Congressional Democrats say it's up to President Obama to use his executive powers to fight climate change. That's the message from California's top environmental Democrats.
Rep. Henry Waxman (D-Los Angeles) was the chief architect of the climate change bill passed by the House three years ago. That measure died in the Senate.
But Waxman, who's the top Democrat on the Energy and Commerce Committee, says Congress hasn't been interested in acting on climate issues since Republicans became the majority in the House.
Instead, he's calling on the President to develop a plan for the administration to take action on fighting greenhouse gas emissions.
President should act on his own
Waxman insists the President has "an enormous amount of authority" to do that — and to do it with Congressional help.

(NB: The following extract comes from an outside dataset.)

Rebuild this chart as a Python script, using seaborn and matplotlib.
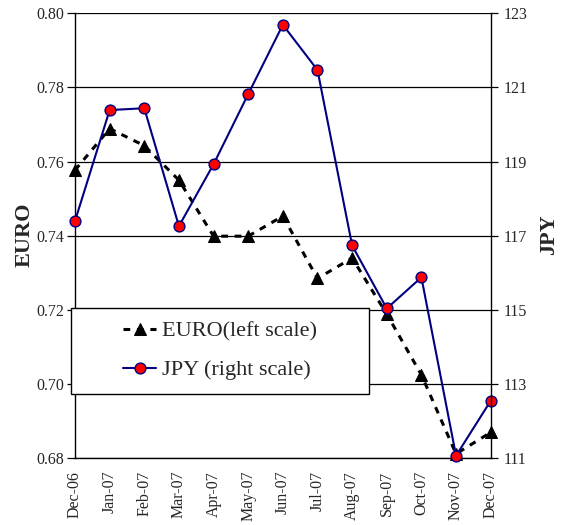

"That," says the veteran House member, "may well spur Congress to act."
Instead of legislation, Waxman has formed a Congressional task force with Democratic Senator Sheldon Whitehouse of Rhode Island to "develop policy responses" on climate issues.
Its first act was to send a letter to President Obama "applauding his recognition" of climate change and pledging to "stand with him" in the fight.
Earlier this week, Democrat Senator Barbara Boxer, who chairs the Senate Environment and Public Works Committee, also said it was up to the White House to take the lead. Boxer said the Environmental Protection Agency already has the power to regulate emissions in power plants and factories.
Pressuring the White House on climate change
Environmental groups are also pressing President Obama to keep his inaugural address promise to address the issue.
Some insist he shouldn’t approve the Keystone pipeline that would bring oil from Canada to the Gulf of Mexico. The head of the Sierra Club has hinted that fighting the pipeline could include civil disobedience.
Waxman doesn’t like the Keystone pipeline either, but he says it's "only a small issue compared to the overall objective that the President and we want to achieve."
Waxman says he’ll be disappointed if the President approves the pipeline, but he also says it would be “childish and counterproductive” to stop working with the White House on larger climate change issues.